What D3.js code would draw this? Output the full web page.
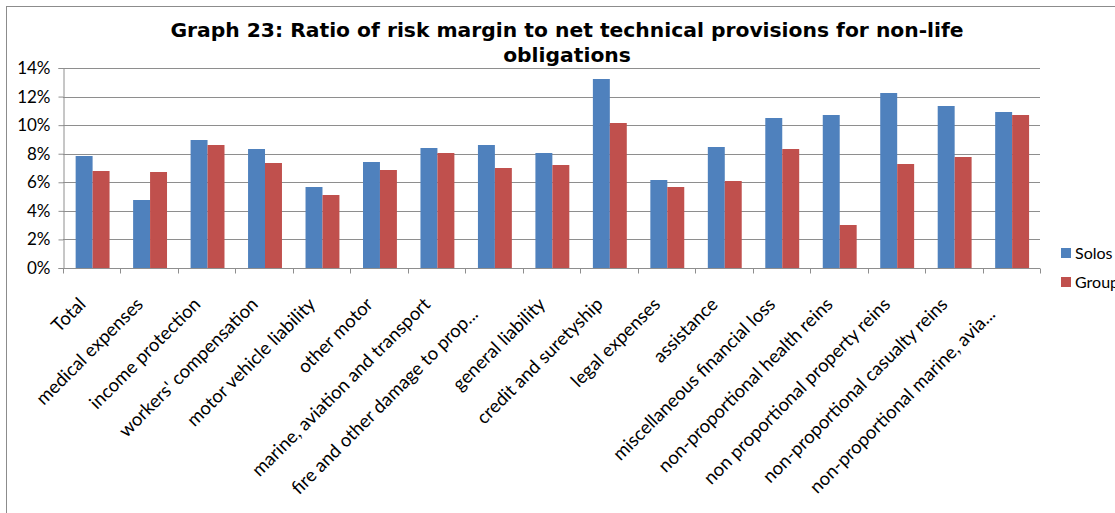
<!DOCTYPE html>
<html>
<head>
<meta charset="utf-8">
<script src="https://cdn.jsdelivr.net/npm/d3@7"></script>
<style>
  body { margin: 0; background: #fff; }
  svg { display: block; }
  .tick text { font-family: Lato, "Open Sans", sans-serif; fill: #000; }
</style>
</head>
<body>
<svg id="chart"></svg>
<script>
const categories = [
	"Total", "medical expenses", "income protection", "workers' compensation",
	"motor vehicle liability", "other motor", "marine, aviation and transport",
	"fire and other damage to prop...", "general liability", "credit and suretyship",
	"legal expenses", "assistance", "miscellaneous financial loss",
	"non-proportional health reins", "non proportional property reins",
	"non-proportional casualty reins", "non-proportional marine, avia..."
];
const seriesNames = ["Solos", "Groups"];
const solos = [7.84, 4.76, 8.96, 8.33, 5.67, 7.42, 8.40, 8.61, 8.05, 13.23, 6.16, 8.47, 10.50, 10.71, 12.25, 11.34, 10.92];
const groups = [6.79, 6.72, 8.61, 7.35, 5.11, 6.86, 8.05, 7.00, 7.21, 10.15, 5.67, 6.09, 8.33, 3.01, 7.28, 7.77, 10.71];
const yTicks = [0, 2, 4, 6, 8, 10, 12, 14];
const colors = ["#4F81BD", "#C0504D"];

const width = 1115, height = 513;
const margin = { top: 68, right: 75, bottom: 245, left: 63 };

const svg = d3.select("#chart").attr("width", width).attr("height", height);

// chart frame (right and bottom edges run past the picture)
svg.append("rect")
	.attr("x", 6.5).attr("y", 6.5)
	.attr("width", width + 20).attr("height", height + 20)
	.attr("fill", "none").attr("stroke", "#8c8c8c").attr("stroke-width", 1);

const x = d3.scaleBand()
	.domain(categories)
	.range([margin.left, width - margin.right]);

const x1 = d3.scaleBand()
	.domain(seriesNames)
	.range([x.bandwidth() * 0.22, x.bandwidth() * 0.81]);

const y = d3.scaleLinear()
	.domain([0, 14])
	.range([height - margin.bottom, margin.top]);

// gridlines
svg.append("g")
	.selectAll("line")
	.data(yTicks)
	.join("line")
	.attr("x1", margin.left).attr("x2", width - margin.right)
	.attr("y1", (d) => Math.round(y(d)) + 0.5)
	.attr("y2", (d) => Math.round(y(d)) + 0.5)
	.attr("stroke", "#8e8e8e");

// bars
const rows = categories.map((c, i) => ({ cat: c, vals: [solos[i], groups[i]] }));
svg.append("g")
	.selectAll("g")
	.data(rows)
	.join("g")
	.attr("transform", (d) => `translate(${x(d.cat)},0)`)
	.selectAll("rect")
	.data((d) => d.vals.map((v, j) => ({ key: seriesNames[j], v, j })))
	.join("rect")
	.attr("x", (d) => x1(d.key))
	.attr("width", x1.bandwidth())
	.attr("y", (d) => y(d.v))
	.attr("height", (d) => y(0) - y(d.v))
	.attr("fill", (d) => colors[d.j]);

// y axis
const yAxis = svg.append("g")
	.attr("transform", `translate(${margin.left + 0.5},0)`)
	.call(d3.axisLeft(y).tickValues(yTicks).tickFormat((d) => d + "%").tickSize(5).tickPadding(8));
yAxis.selectAll("path, line").attr("stroke", "#8e8e8e");
yAxis.selectAll("text").attr("font-size", 17);

// x axis line with boundary ticks
const xAxis = svg.append("g");
const y0 = Math.round(y(0)) + 0.5;
xAxis.append("line")
	.attr("x1", margin.left).attr("x2", width - margin.right)
	.attr("y1", y0).attr("y2", y0).attr("stroke", "#8e8e8e");
xAxis.selectAll("line.tk")
	.data(categories.concat(["end"]))
	.join("line")
	.attr("class", "tk")
	.attr("x1", (d, i) => Math.round(margin.left + i * x.step()) + 0.5)
	.attr("x2", (d, i) => Math.round(margin.left + i * x.step()) + 0.5)
	.attr("y1", y0).attr("y2", y0 + 5)
	.attr("stroke", "#8e8e8e");

// rotated category labels (truncated ones sit a little further from the axis)
xAxis.selectAll("text")
	.data(categories)
	.join("text")
	.attr("transform", (d) => `translate(${x(d) + x.bandwidth() / 2 - 5},${y0 + 37}) rotate(-45)`)
	.attr("text-anchor", "end")
	.attr("dx", (d) => d.endsWith("...") ? -14 : 0)
	.attr("font-family", "Lato, 'Open Sans', sans-serif")
	.attr("font-size", 18.5)
	.text((d) => d);

// title
const title = svg.append("text")
	.attr("text-anchor", "middle")
	.attr("font-family", "Verdana, 'DejaVu Sans', sans-serif")
	.attr("font-weight", "bold")
	.attr("font-size", 20.3);
title.append("tspan").attr("x", 567).attr("y", 37)
	.text("Graph 23: Ratio of risk margin to net technical provisions for non-life");
title.append("tspan").attr("x", 567).attr("y", 62).text("obligations");

// legend
const legend = svg.append("g")
	.selectAll("g")
	.data(seriesNames)
	.join("g")
	.attr("transform", (d, i) => `translate(1061,${248 + i * 29})`);
legend.append("rect")
	.attr("width", 10).attr("height", 10)
	.attr("fill", (d, i) => colors[i]);
legend.append("text")
	.attr("x", 14).attr("y", 5).attr("dy", "0.35em")
	.attr("font-family", "Lato, 'Open Sans', sans-serif")
	.attr("font-size", 16)
	.text((d) => d);
</script>
</body>
</html>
---------------
### Work required
Go from the first line of the listing to the line holding "245, left: 63" and, please, transcribe those lines exactly, both included, with no pictures.

### Result
What D3.js code would draw this? Output the full web page.
<!DOCTYPE html>
<html>
<head>
<meta charset="utf-8">
<script src="https://cdn.jsdelivr.net/npm/d3@7"></script>
<style>
  body { margin: 0; background: #fff; }
  svg { display: block; }
  .tick text { font-family: Lato, "Open Sans", sans-serif; fill: #000; }
</style>
</head>
<body>
<svg id="chart"></svg>
<script>
const categories = [
	"Total", "medical expenses", "income protection", "workers' compensation",
	"motor vehicle liability", "other motor", "marine, aviation and transport",
	"fire and other damage to prop...", "general liability", "credit and suretyship",
	"legal expenses", "assistance", "miscellaneous financial loss",
	"non-proportional health reins", "non proportional property reins",
	"non-proportional casualty reins", "non-proportional marine, avia..."
];
const seriesNames = ["Solos", "Groups"];
const solos = [7.84, 4.76, 8.96, 8.33, 5.67, 7.42, 8.40, 8.61, 8.05, 13.23, 6.16, 8.47, 10.50, 10.71, 12.25, 11.34, 10.92];
const groups = [6.79, 6.72, 8.61, 7.35, 5.11, 6.86, 8.05, 7.00, 7.21, 10.15, 5.67, 6.09, 8.33, 3.01, 7.28, 7.77, 10.71];
const yTicks = [0, 2, 4, 6, 8, 10, 12, 14];
const colors = ["#4F81BD", "#C0504D"];

const width = 1115, height = 513;
const margin = { top: 68, right: 75, bottom: 245, left: 63 };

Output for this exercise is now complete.